Si l’on examine le partage de la valeur ajoutée non pas à l’échelle de l’entreprise mais à celui de l’ensemble de celles ci, on observe qu’en moyenne la répartition entre salaire et capital n’a guère changé depuis 25 ans, ce qu’expliquait le rapport Cotis. La part du capital dans ce total est d’environ 31%, qui se répartissent entre les amortissements des investissements, les frais financiers, la mise en réserve et la distribution de dividendes.
La part des salariés recouvrent en réalité deux sous parties, presque égales aujourd’hui : la rémunération nette, et les cotisations sociales, quelles soient salariales ou patronales, qui vont servir à financer les diverses caisses sociales, pour l’essentiel la retraite et le système de santé (mais aussi la famille et le chômage), et au final reviendront dans les revenus des ménages. C’est en fait là qu’on trouve trois tiers : un petit tiers pour le capital, un tiers pour les cotisations sociales et un gros tiers pour la rémunération nette !
La participation a été mise en place par les gaullistes pour associer les salariés aux résultats de l’entreprise. Elle est calculée selon une formule légale qui s’applique aux entreprises de plus de 50 salariés : ce qu’on appelle la réserve de participation est égale à la moitié de ce qui reste des résultats quand on a rémunéré les capitaux propres à hauteur de 5%, le tout multiplié par le rapport entre la masse salariale et la valeur ajoutée. Il existe quelques variantes de calcul, plus favorables aux salariés. La participation ne supporte que 8% de cotisations sociales et n’est pas incluse dans le revenu pour l’impôt si elle est bloquée sur un PEE (mais les possibilités de déblocages sont nombreuses).
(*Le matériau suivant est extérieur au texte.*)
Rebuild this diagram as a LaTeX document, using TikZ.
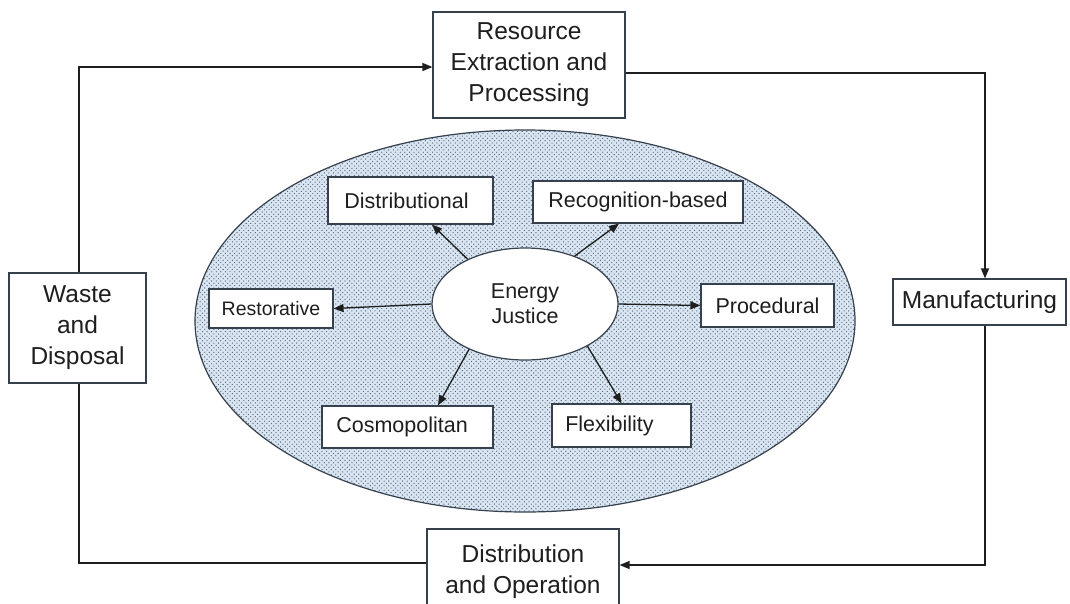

Le mécanisme de l’intéressement est assez semblable, mais il nécessite un accord d’entreprise. La réserve de participation comme celle de l’intéressement peuvent être distribuée de manière égalitaire ou proportionnelle au salaire ou un mixte des deux formules.
La réflexion actuelle sur tous ces mécanismes souligne qu’ils privent les différentes caisses de sécurité sociale de recettes importantes, au moment où elles sont toutes déficitaires. L’idée serait donc aujourd’hui soit de réduire le volume des sommes concernées, soit d’augmenter les taux de cotisations versés. Inventer une nouvelle prime bénéficiant des mêmes exonérations était donc la dernière chose à faire. Il est vrai que l’intérêt électoral passe probablement avant l’intérêt général.
A noter que Libération a réagi le 30 avril dans sa page « désintox » à une déclaration de Ségolène Royal, laquelle a voulu surfer sur les mêmes émotions que son ancien adversaire à la présidentielle en déclarant : »42% du bénéfice des entreprises françaises va aux actionnaires, et 5.5% va aux salariés. Et c’est en France que cette répartition est la plus injuste…
Le journal note d’abord qu’il est impossible de faire une comparaison internationale sur ce point, la part du bénéfice des entreprises allant aux salariés étant une invention bien française (à travers la participation et l’intéressement) et les comptabilités étrangères ne suivant tout simplement pas cette donnée ! Il note que les syndicats sont très réticents à l’augmentation de la part des salariés dans ce bénéfice que l’on note depuis 1990 où elle n’était que de 2.6%, cette augmentation se faisant probablement au détriment du salaire, qui n’a pas l’inconvénient d’être variable selon les années.
Le journal ajoute que la seule comparaison qui fasse sens est la répartition de la valeur ajoutée. Sur ce critère, les salariés sont plutôt parmi les privilégiés, du fait de la quotité qui leur revient dans la valeur ajoutée d’une part, du fait que celle ci ne change pas depuis 20 ans d’autre part, contrairement à ce qui se passe dans les autres pays où elle baisse.